§ DATASET RECORDS

╔══

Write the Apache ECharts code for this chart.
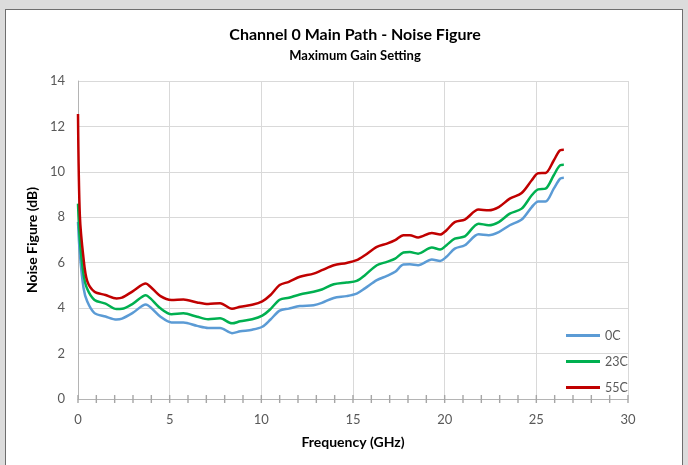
<!DOCTYPE html>
<html>
<head>
<meta charset="utf-8">
<script src="https://cdn.jsdelivr.net/npm/echarts@6/dist/echarts.min.js"></script>
<style>
  html, body { margin: 0; padding: 0; background: #dcdcdc; overflow: hidden; }
  #wrap { position: relative; width: 688px; height: 465px; }
  #frame {
    position: absolute; left: 5px; top: 9px; width: 678px; height: 470px;
    background: #ffffff; border: 1.5px solid #6e6e6e; box-sizing: border-box;
  }
  #chart { position: absolute; left: 0; top: 0; width: 688px; height: 465px; }
</style>
</head>
<body>
<div id="wrap">
  <div id="frame"></div>
  <div id="chart"></div>
</div>
<script>
// Frequency sweep points (GHz)
const freq = [0, 0.1, 0.3, 0.5, 0.9, 1.5, 2.1, 2.4, 3.0, 3.7, 3.95, 4.5, 5.1, 5.75, 6.5, 7.1, 7.75, 8.4, 8.85, 9.5,
  10.05, 10.5, 11.0, 11.5, 12.1, 12.85, 13.3, 13.95, 14.65, 15.2, 15.65, 16.3, 16.85, 17.3, 17.75, 18.1, 18.55,
  19.3, 19.75, 20.1, 20.55, 21.1, 21.85, 22.4, 22.95, 23.55, 24.2, 24.75, 25.1, 25.5, 25.95, 26.3, 26.5];

// Noise figure (dB) per temperature
const nf0C = [7.8, 6.4, 4.9, 4.3, 3.78, 3.63, 3.5, 3.54, 3.8, 4.16, 4.04, 3.62, 3.37, 3.37, 3.22, 3.13, 3.13, 2.9, 2.98, 3.05,
  3.18, 3.5, 3.89, 3.98, 4.09, 4.13, 4.23, 4.45, 4.53, 4.64, 4.87, 5.23, 5.42, 5.6, 5.92, 5.93, 5.89,
  6.14, 6.08, 6.26, 6.62, 6.77, 7.25, 7.21, 7.35, 7.65, 7.9, 8.45, 8.7, 8.7, 9.26, 9.7, 9.74];
const nf23C = [8.6, 7.0, 5.5, 4.85, 4.36, 4.2, 3.96, 3.97, 4.2, 4.57, 4.43, 3.99, 3.73, 3.77, 3.62, 3.51, 3.55, 3.33, 3.42, 3.51,
  3.67, 3.96, 4.37, 4.46, 4.6, 4.72, 4.82, 5.05, 5.13, 5.2, 5.45, 5.89, 6.04, 6.18, 6.45, 6.47, 6.4,
  6.67, 6.58, 6.77, 7.06, 7.16, 7.72, 7.65, 7.79, 8.16, 8.38, 8.97, 9.23, 9.26, 9.85, 10.29, 10.31];
const nf55C = [12.55, 8.1, 6.2, 5.2, 4.72, 4.58, 4.43, 4.46, 4.75, 5.08, 4.94, 4.53, 4.36, 4.38, 4.25, 4.18, 4.22, 3.97, 4.06, 4.15,
  4.3, 4.58, 5.02, 5.16, 5.38, 5.52, 5.67, 5.89, 5.99, 6.11, 6.33, 6.7, 6.84, 6.99, 7.21, 7.21, 7.11,
  7.31, 7.24, 7.43, 7.79, 7.9, 8.34, 8.31, 8.45, 8.82, 9.07, 9.63, 9.94, 9.95, 10.5, 10.95, 10.97];

// Tick marks along the frequency axis (GHz), every 1 GHz
const xTickMarks = [0, 1, 2, 3, 4, 5, 6, 7, 8, 9, 10, 11, 12, 13, 14, 15, 16, 17, 18, 19, 20,
  21, 22, 23, 24, 25, 26, 27, 28, 29, 30];

const seriesNames = ['0C', '23C', '55C'];
const seriesValues = [nf0C, nf23C, nf55C];
const seriesColors = ['#5b9bd5', '#00b050', '#c00000'];

const titleText = 'Channel 0 Main Path - Noise Figure';
const subtitleText = 'Maximum Gain Setting';
const xName = 'Frequency (GHz)';
const yName = 'Noise Figure (dB)';

const FONT = 'Lato, "Liberation Sans", sans-serif';
const labelColor = '#595959';
const axisColor = '#b4b4b4';
const tickColor = '#a6a6a6';

const chart = echarts.init(document.getElementById('chart'), null, { renderer: 'canvas' });

const lineSeries = seriesNames.map((name, i) => ({
  name: name,
  type: 'line',
  data: freq.map((f, k) => [f, seriesValues[i][k]]),
  symbol: 'none',
  smooth: 0.3,
  color: seriesColors[i],
  lineStyle: { width: 2.5, color: seriesColors[i] },
  z: 3 + i
}));

// short grey marks crossing the x axis line
const tickSeries = {
  name: 'ticks',
  type: 'scatter',
  data: xTickMarks.map(t => [t, 0]),
  symbol: 'rect',
  symbolSize: [1.4, 8],
  clip: false,
  silent: true,
  color: tickColor,
  itemStyle: { color: tickColor, opacity: 1 },
  emphasis: { disabled: true },
  z: 2
};

chart.setOption({
  backgroundColor: 'transparent',
  animation: false,
  color: seriesColors,
  title: [{
    text: titleText,
    left: 350, top: 22, textAlign: 'center',
    textStyle: { fontFamily: FONT, fontWeight: 'bold', fontSize: 16, color: '#000' }
  }, {
    text: subtitleText,
    left: 350, top: 44, textAlign: 'center',
    textStyle: { fontFamily: FONT, fontWeight: 'bold', fontSize: 13, color: '#000' }
  }],
  legend: {
    orient: 'vertical',
    left: 561, top: 324,
    icon: 'rect',
    itemWidth: 34, itemHeight: 3, itemGap: 13,
    textStyle: { fontFamily: FONT, fontSize: 12.5, color: labelColor },
    data: seriesNames
  },
  grid: { left: 78, right: 60, top: 81, bottom: 66 },
  xAxis: {
    type: 'value',
    min: 0, max: 30, interval: 5,
    name: xName,
    nameLocation: 'middle',
    nameGap: 36,
    nameTextStyle: { fontFamily: FONT, fontWeight: 'bold', fontSize: 14, color: '#000' },
    axisLine: { show: true, onZero: false, lineStyle: { color: axisColor, width: 1 } },
    axisTick: { show: false },
    axisLabel: { fontFamily: FONT, fontSize: 13, color: labelColor, margin: 14 },
    splitLine: { show: true, lineStyle: { color: '#d9d9d9', width: 1 } }
  },
  yAxis: {
    type: 'value',
    min: 0, max: 14, interval: 2,
    name: yName,
    nameLocation: 'middle',
    nameGap: 38,
    nameRotate: 90,
    nameTextStyle: { fontFamily: FONT, fontWeight: 'bold', fontSize: 14, color: '#000' },
    axisLine: { show: true, onZero: false, lineStyle: { color: axisColor, width: 1 } },
    axisTick: { show: false },
    axisLabel: { fontFamily: FONT, fontSize: 13, color: labelColor, margin: 13 },
    splitLine: { show: true, lineStyle: { color: '#d9d9d9', width: 1 } }
  },
  series: [tickSeries].concat(lineSeries)
});
</script>
</body>
</html>
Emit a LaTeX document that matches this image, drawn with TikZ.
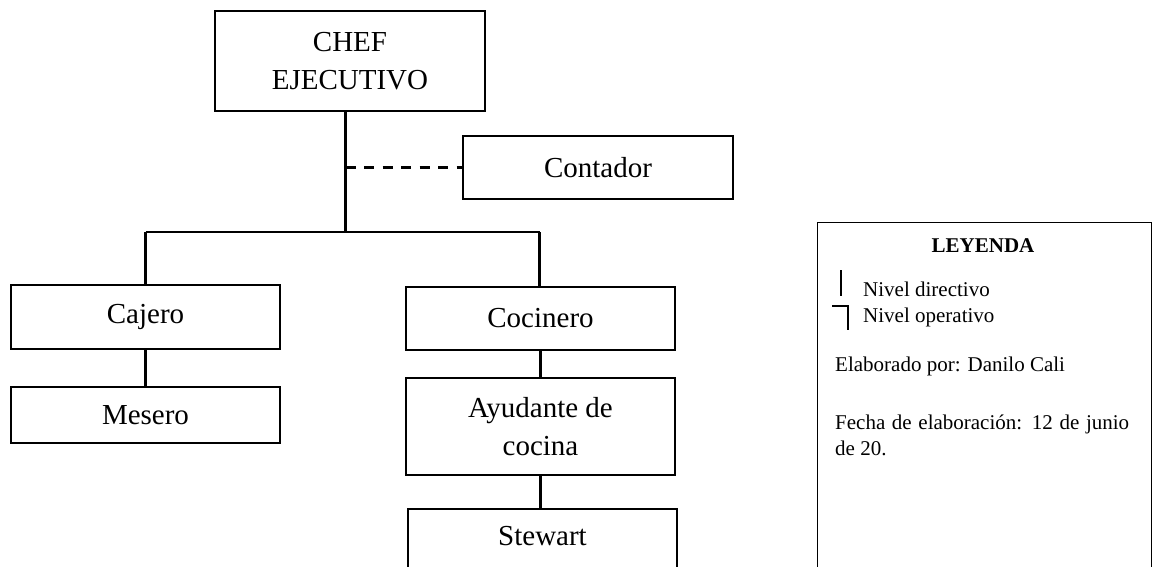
\documentclass[tikz,border=0pt]{standalone}
\usepackage{fontspec}
\setmainfont{Liberation Serif}
\begin{document}
\begin{tikzpicture}[x=1pt,y=-1pt,
  box/.style={draw, line width=1.2pt, inner sep=0pt, align=center, font=\fontsize{29}{38}\selectfont},
  conn/.style={line width=2.6pt},
  legtext/.style={inner sep=0pt, font=\fontsize{21}{25}\selectfont, anchor=base west}]
\useasboundingbox (0,0) rectangle (1152,566);
% boxes
\node[box, minimum width=270pt, minimum height=100pt] (chef) at (350,61) {CHEF\\EJECUTIVO};
\node[box, minimum width=270pt, minimum height=63pt] (cont) at (598,167.5) {Contador};
\node[box, minimum width=269pt, minimum height=64pt] (cajero) at (145.5,317) {Cajero};
\node[box, minimum width=269pt, minimum height=56pt] (mesero) at (145.5,415) {Mesero};
\node[box, minimum width=269pt, minimum height=63pt] (cocinero) at (540.5,318.5) {Cocinero};
\node[box, minimum width=269pt, minimum height=97pt] (ayud) at (540.5,426.5) {Ayudante de\\cocina};
\node[box, minimum width=269pt, minimum height=63pt, text height=20pt, text depth=11pt] (stewart) at (542.5,540.5) {Stewart};
% connectors
\coordinate (j) at (345.5,232);
\coordinate (hl) at (145.5,232);
\coordinate (hr) at (539.5,232);
\draw[conn] (chef.south -| j) -- (j);
\draw[line width=2.6pt, dash pattern=on 10pt off 8.5pt] (j |- cont.west) -- (cont.west);
\draw[line width=2.6pt] (hl) -- (hr);
\draw[conn] (hl) -- (hl |- cajero.north);
\draw[conn] (hr) -- (hr |- cocinero.north);
\draw[conn] (cajero.south) -- (mesero.north);
\draw[conn] (cocinero.south) -- (ayud.north);
\draw[conn] (ayud.south) -- (ayud.south |- stewart.north);
% legend
\node[draw, line width=1.2pt, minimum width=334pt, minimum height=400pt, anchor=north west, inner sep=0pt] (leg) at (817,222) {};
\node[inner sep=0pt, font=\bfseries\fontsize{21}{25}\selectfont] (leyenda) at (983,246) {LEYENDA};
\draw[line width=2.4pt] (841,270) -- (841,296);
\draw[line width=2.4pt] (832,306) -- (848,306) -- (848,330);
\node[legtext] (ldir) at (863,296) {Nivel directivo};
\node[legtext] (lop) at (863,322) {Nivel operativo};
\node[legtext] (lelab) at (835,371) {Elaborado por: Danilo Cali};
\node[legtext] (lfecha) at (835,429) {\makebox[294pt][s]{Fecha de elaboración: 12 de junio}};
\node[legtext] (lfecha2) at (835,455) {de 20.};
\end{tikzpicture}
\end{document}
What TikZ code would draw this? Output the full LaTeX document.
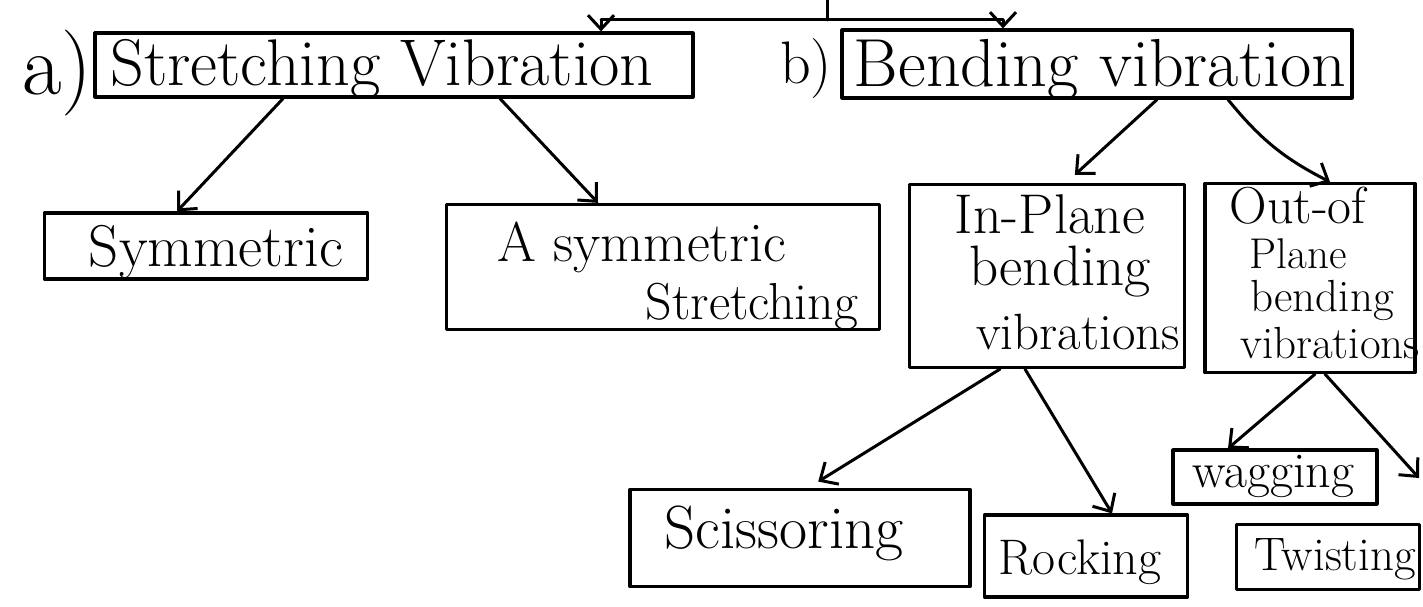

╚══

§ WHAT THE TASK ASKS
Set the lines above down again, word for word, from the first through the one containing "25.95, 26.3, 26.5];"; pictures excluded.

§ RIGHT ANSWER
Write the Apache ECharts code for this chart.
<!DOCTYPE html>
<html>
<head>
<meta charset="utf-8">
<script src="https://cdn.jsdelivr.net/npm/echarts@6/dist/echarts.min.js"></script>
<style>
  html, body { margin: 0; padding: 0; background: #dcdcdc; overflow: hidden; }
  #wrap { position: relative; width: 688px; height: 465px; }
  #frame {
    position: absolute; left: 5px; top: 9px; width: 678px; height: 470px;
    background: #ffffff; border: 1.5px solid #6e6e6e; box-sizing: border-box;
  }
  #chart { position: absolute; left: 0; top: 0; width: 688px; height: 465px; }
</style>
</head>
<body>
<div id="wrap">
  <div id="frame"></div>
  <div id="chart"></div>
</div>
<script>
// Frequency sweep points (GHz)
const freq = [0, 0.1, 0.3, 0.5, 0.9, 1.5, 2.1, 2.4, 3.0, 3.7, 3.95, 4.5, 5.1, 5.75, 6.5, 7.1, 7.75, 8.4, 8.85, 9.5,
  10.05, 10.5, 11.0, 11.5, 12.1, 12.85, 13.3, 13.95, 14.65, 15.2, 15.65, 16.3, 16.85, 17.3, 17.75, 18.1, 18.55,
  19.3, 19.75, 20.1, 20.55, 21.1, 21.85, 22.4, 22.95, 23.55, 24.2, 24.75, 25.1, 25.5, 25.95, 26.3, 26.5];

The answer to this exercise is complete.